L'Empire du Silence




Mémorial RDCongo

LE FILM QUI RÉVÈLE LA FACE CACHÉE DU DRAME CONGOLAIS

LE SOIR - 26.10.21 - Philippe de Boeck

Le nouvel opus de Thierry Michel retrace

un quart de siècle de crimes et de violences impunis.

La plupart des responsables sont toujours en vie

et n’ont jamais été poursuivis.

Ils s’appellent Laurent Nkunda, James Kabarebe, Joseph et Laurent-Désiré Kabila, Gabriel Amisi, Jean-Pierre Bemba, Gédéon Kyungu, Eric Ruhorimbire, John Numbi, Paul Kagame ou encore Yoweri Museveni, pour n’en citer que quelques-uns. Tous ont commis, couvert ou commandité des crimes de guerre, des crimes contre l’humanité, voire des crimes de génocide au Congo. La plupart sont encore en vie, mais aucun n’a jamais été poursuivi ou traduit devant un tribunal…

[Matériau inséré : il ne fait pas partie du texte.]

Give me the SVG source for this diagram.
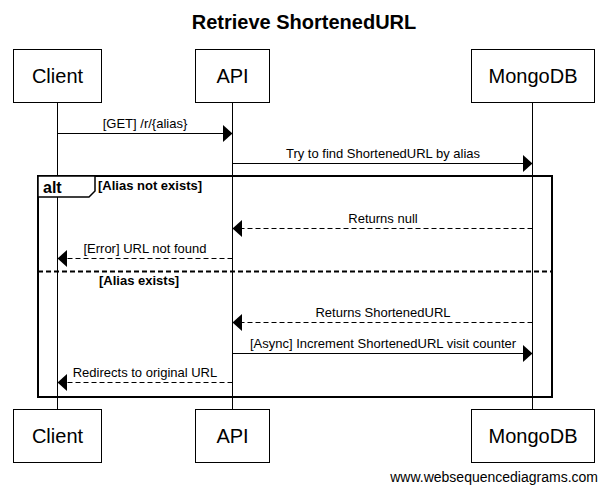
<svg xmlns="http://www.w3.org/2000/svg" width="608" height="493" viewBox="0 0 608 493">
<defs>
<style>
.box{fill:#fff;stroke:#000;stroke-width:1}
.life{stroke:#000;stroke-width:1}
.pt{font-family:"Liberation Sans",Arial,sans-serif;font-size:20px;text-anchor:middle;fill:#000}
.msg{stroke:#000;stroke-width:1;fill:none}
.dash{stroke-dasharray:5,3}
.ml{font-family:"Liberation Sans",Arial,sans-serif;font-size:13px;text-anchor:middle;fill:#000}
.bl{font-family:"Liberation Sans",Arial,sans-serif;font-size:13px;font-weight:bold;fill:#000}
.head{fill:#000;stroke:none}
</style>
</defs>
<rect width="608" height="493" fill="#fff"/>
<text x="304" y="29" font-family="'Liberation Sans',Arial,sans-serif" font-size="20" font-weight="bold" text-anchor="middle">Retrieve ShortenedURL</text>

<g id="lifelines">
<line class="life" x1="57.5" y1="102" x2="57.5" y2="409"/>
<line class="life" x1="232.5" y1="102" x2="232.5" y2="409"/>
<line class="life" x1="532.5" y1="102" x2="532.5" y2="409"/>
</g>

<g id="client">
<rect class="box" x="13.5" y="49.5" width="88" height="53"/>
<text class="pt" x="57.5" y="83">Client</text>
<rect class="box" x="13.5" y="409.5" width="88" height="53"/>
<text class="pt" x="57.5" y="443">Client</text>
</g>
<g id="api">
<rect class="box" x="195.5" y="49.5" width="74" height="53"/>
<text class="pt" x="232.5" y="83">API</text>
<rect class="box" x="195.5" y="409.5" width="74" height="53"/>
<text class="pt" x="232.5" y="443">API</text>
</g>
<g id="mongodb">
<rect class="box" x="471.5" y="49.5" width="123" height="53"/>
<text class="pt" x="533" y="83">MongoDB</text>
<rect class="box" x="471.5" y="409.5" width="123" height="53"/>
<text class="pt" x="533" y="443">MongoDB</text>
</g>

<g id="alt">
<rect x="38" y="176" width="514" height="221" fill="none" stroke="#000" stroke-width="2"/>
<path d="M38 176 H95 V191 L89 197 H38 Z" fill="#fff" stroke="#000" stroke-width="1.5"/>
<text x="43" y="193" font-family="'Liberation Sans',Arial,sans-serif" font-size="16" font-weight="bold">alt</text>
<text class="bl" x="98" y="190">[Alias not exists]</text>
<line x1="38" y1="271.5" x2="552" y2="271.5" stroke="#000" stroke-width="2" stroke-dasharray="5,3"/>
<text class="bl" x="99" y="285">[Alias exists]</text>
</g>

<g id="connectors">
<line class="msg" x1="57.5" y1="133.5" x2="224" y2="133.5"/>
<polygon class="head" points="232.5,133.5 223,125 223,142"/>
<text class="ml" x="145" y="128">[GET] /r/{alias}</text>

<line class="msg" x1="232.5" y1="163.5" x2="524" y2="163.5"/>
<polygon class="head" points="532.5,163.5 523,155 523,172"/>
<text class="ml" x="383" y="158">Try to find ShortenedURL by alias</text>

<line class="msg dash" x1="532.5" y1="228.5" x2="241" y2="228.5"/>
<polygon class="head" points="232.5,228.5 242,220 242,237"/>
<text class="ml" x="383" y="223">Returns null</text>

<line class="msg dash" x1="232.5" y1="258.5" x2="66" y2="258.5"/>
<polygon class="head" points="57.5,258.5 67,250 67,267"/>
<text class="ml" x="145" y="253">[Error] URL not found</text>

<line class="msg dash" x1="532.5" y1="322.5" x2="241" y2="322.5"/>
<polygon class="head" points="232.5,322.5 242,314 242,331"/>
<text class="ml" x="383" y="317">Returns ShortenedURL</text>

<line class="msg" x1="232.5" y1="353.5" x2="524" y2="353.5"/>
<polygon class="head" points="532.5,353.5 523,345 523,362"/>
<text class="ml" x="383" y="348">[Async] Increment ShortenedURL visit counter</text>

<line class="msg dash" x1="232.5" y1="382.5" x2="66" y2="382.5"/>
<polygon class="head" points="57.5,382.5 67,374 67,391"/>
<text class="ml" x="145" y="377">Redirects to original URL</text>
</g>

<text x="598" y="482" font-family="'Liberation Sans',Arial,sans-serif" font-size="14" text-anchor="end">www.websequencediagrams.com</text>
</svg>
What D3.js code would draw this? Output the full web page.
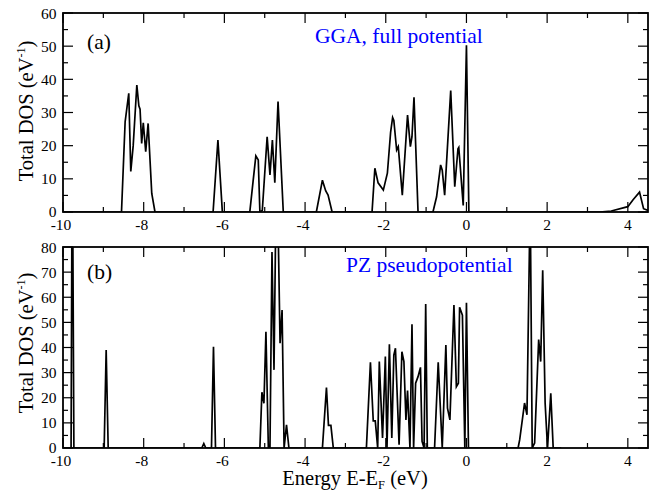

Leurs noms sont cités dans le nouveau film de Thierry Michel ( L’Empire du silence), preuves à l’appui.

Tous leurs méfaits ont été méticuleusement inventoriés dans une enquête des Nations unies, le fameux Rapport Mapping. Si son contenu a finalement été rendu public malgré les fortes pressions du Rwanda, la liste des noms des responsables de ces actes horribles ne l’a jamais été. Elle « dort » dans un coffre quelque part au siège des Nations unies, à Genève. « C’est une véritable bombe », précise Thierry Michel.

Son combat, c’est surtout celui du D r Denis Mukwege, le Prix Nobel de la paix 2018. « Quand il a franchi la ligne rouge en citant des noms, on a voulu l’éliminer et il a perdu deux personnes de son entourage proche tuées dans sa maison, dont son régisseur », raconte le réalisateur. « Comment se fait-il que rien n’ait changé depuis près de trente ans ? Pour le savoir, je suis retourné sur le terrain pour retrouver des témoins, des traces. Le tournage a duré trois ans. C’est mon douzième et dernier sur le Congo, un film bilan pour briser la loi du silence. Sur les fosses communes, pourquoi n’y a-t-il pas d’exhumations ? Avec les Yézidis, on le fait déjà alors que c’est tout récent. Pourquoi pas au Congo ? Ce film est important pour documenter d’éventuelles suites judiciaires. »

Comme le dit Thierry Michel, « ce film est un petit tsunami et il faut un peu s’accrocher » en le visionnant. Certaines images sont en effet insoutenables, notamment celles prises dans le Kasaï par un militaire des FARDC qui filme la liquidation de civils (femmes et adolescents) non armés avec son smartphone. Ou celles de l’exécution de deux experts de l’ONU, un Américain et une Suédoise, en mars 2017. Ou celles encore de milliers de réfugiés hutus rwandais en train de mourir à petit feu, poursuivis par les troupes de l’APR à Tingi-Tingi, au sud de Kisangani, en 1997.

Mises bout à bout, toutes ces séquences qui ont déstabilisé le Congo depuis le génocide rwandais d’avril 1994 donnent froid dans le dos : « Comment est-ce possible ? » Les Nations unies ont bien essayé de ramener la paix et la sécurité dans le pays avec la Monuc (devenue Monusco), mais, malgré les moyens importants (un budget annuel de 1,5 milliard de dollars), les massacres continuent. Certains ont même eu lieu à quelques centaines de mètres d’un camp de Casques bleus censés protéger les populations. « Ils ne font qu’observer et nous, on meurt », explique une dame amputée d’une main coupée à la machette.

Un des drames du Congo, c’est qu’il n’y a bien souvent pas d’images des exactions commises dans ce pays gigantesque, convoité avant tout pour les richesses de son sous-sol (coltan, diamant, cobalt, or, cuivre, uranium, etc.). Et pas d’images signifie souvent pas d’infos. Dans L’Empire du silence, il y a les deux : des tonnes d’images plus terribles les unes que les autres et des tonnes d’informations qui ne demandent qu’à être exploitées.

Comme le résume une des personnes interviewées par Thierry Michel : « Que vaut la vie d’un Congolais ? » Après avoir vu le film, on en arrive à la conclusion qu’elle ne vaut manifestement pas grand-chose.

Si le nombre de morts tombés dans l’oubli et le nombre de femmes violées depuis 1994 est impossible à évaluer avec précision, le bilan humain est indescriptible.

Le film (110 minutes) est présenté en avant-première mondiale au Festival des Libertés

ce mardi soir. Il sortira en salle en janvier.